A Complete experimental investigation of gust load: From generation to active control

In order to make substantial progress in reducing the environmental impact of aircraft, one of the key technologies investigated in the framework of the platform SFWA-ITD is the reduction of aircraft weight. This challenge requires the development and the assessment of new technologies and methodologies for both structural design and load control. To achieve the investigation of the specific case of gust load, ONERA had defined a dedicated experimental research program based on three Wind Tunnel Test (WTT) campaigns. To reach these objectives, a new experimental set-up was designed and manufactured through an Aviation Design - ONERA collaboration and is composed of two main components implemented within the ONERA S3Ch transonic Wind Tunnel Facility.

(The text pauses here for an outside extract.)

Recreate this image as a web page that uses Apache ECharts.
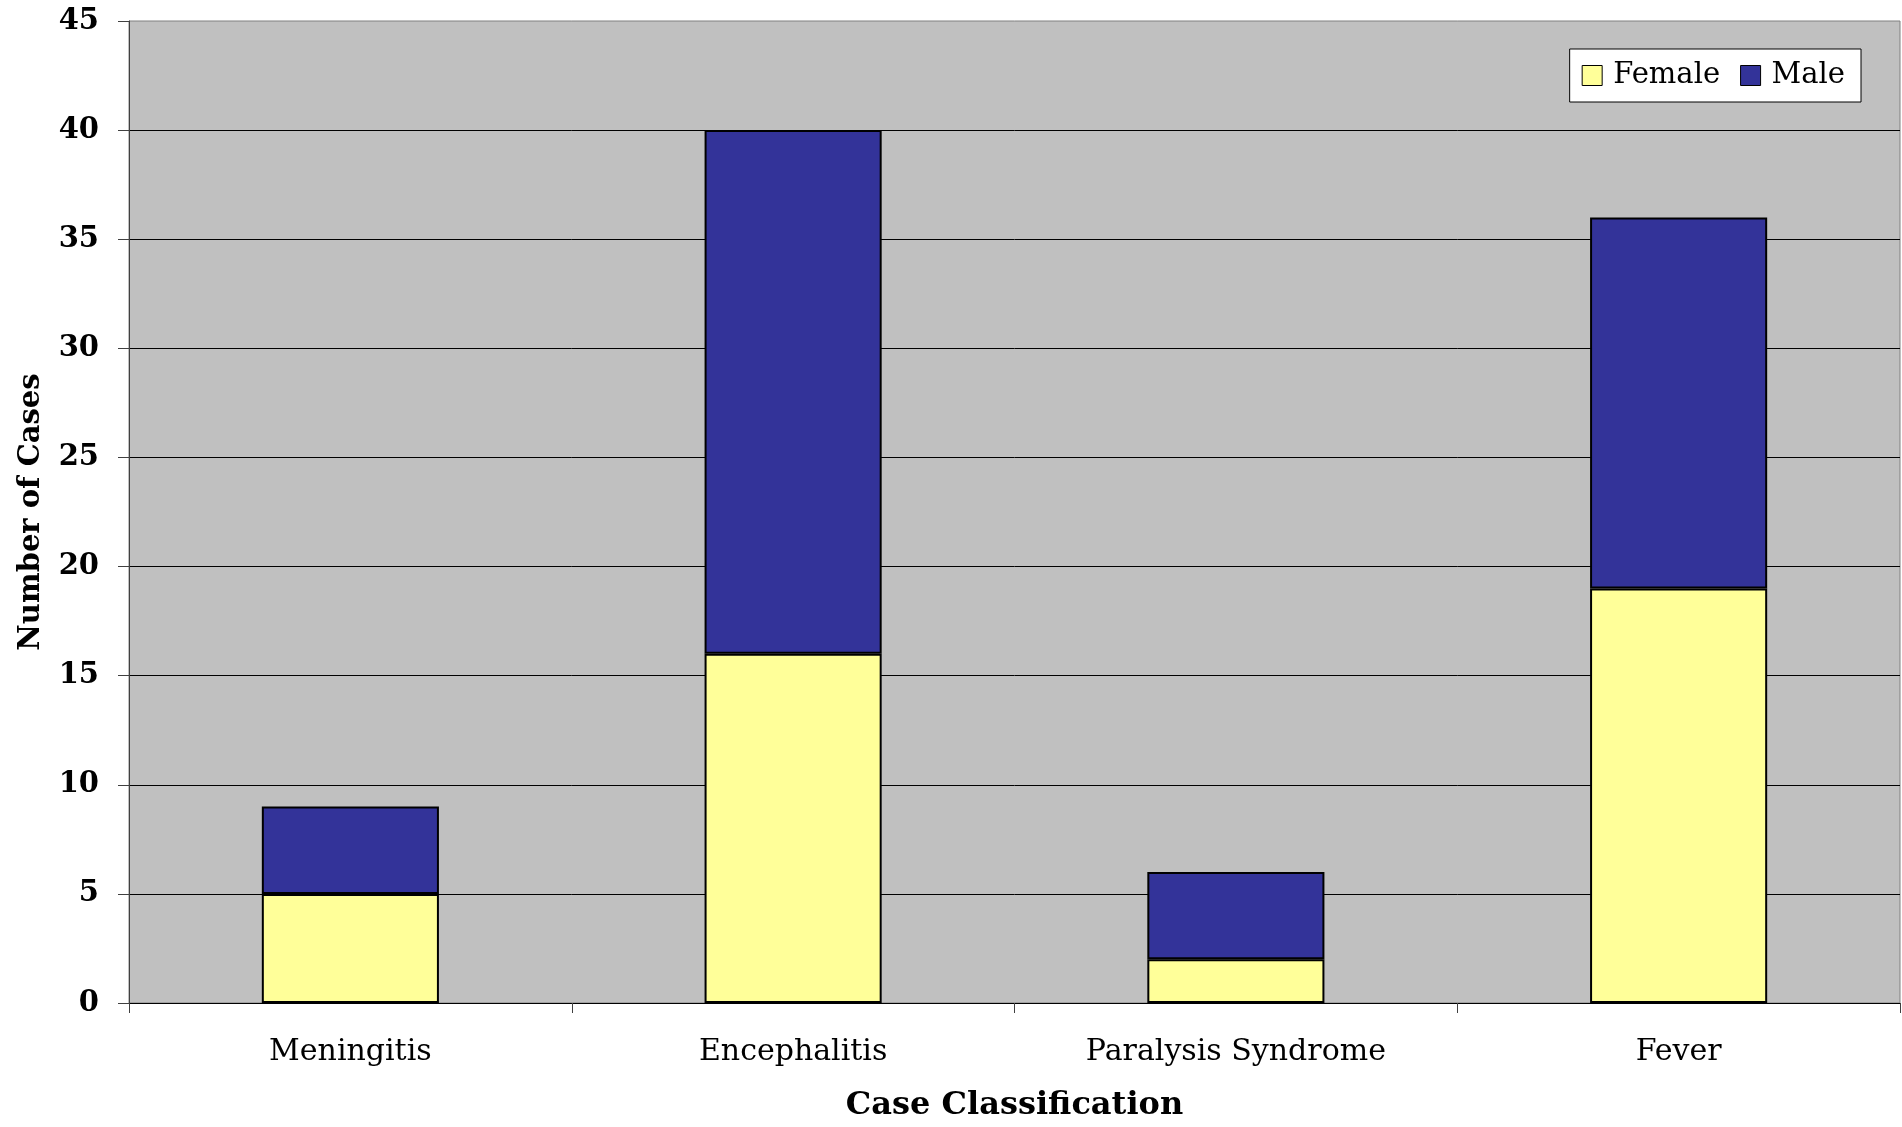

The first component, called gust generator, consists of two oscillating airfoils installed upstream of the wind tunnel test section and allows to produce air flow deflections. The second component, the test model, is a 2D supercritical airfoil equipped with a control surface and is based on the well-known 2 degrees-of-freedom (DOF) aeroelastic model (pitch and plunge motions). A first WTT campaign has been carried out to qualify the unsteady flow induced by the gust generator and the ability to generate cylindrical gust field with significant and reproducible amplitudes in subsonic and transonic ranges. The second WTT was devoted to analyse gust effects on the test model behaviour for different structural and aerodynamic conditions. The aeroelastic model behaviour has been therefore characterized in terms of unsteady pressure and structural acceleration fields for both gust perturbations and control surface commands. These results provided the input data for the final WTT aiming at demonstrating the active gust load alleviation thanks to closed-loop control approaches. Real time feedback controls were tested during this WTT up to transonic conditions and have demonstrated significant reductions of the model structural responses to gust.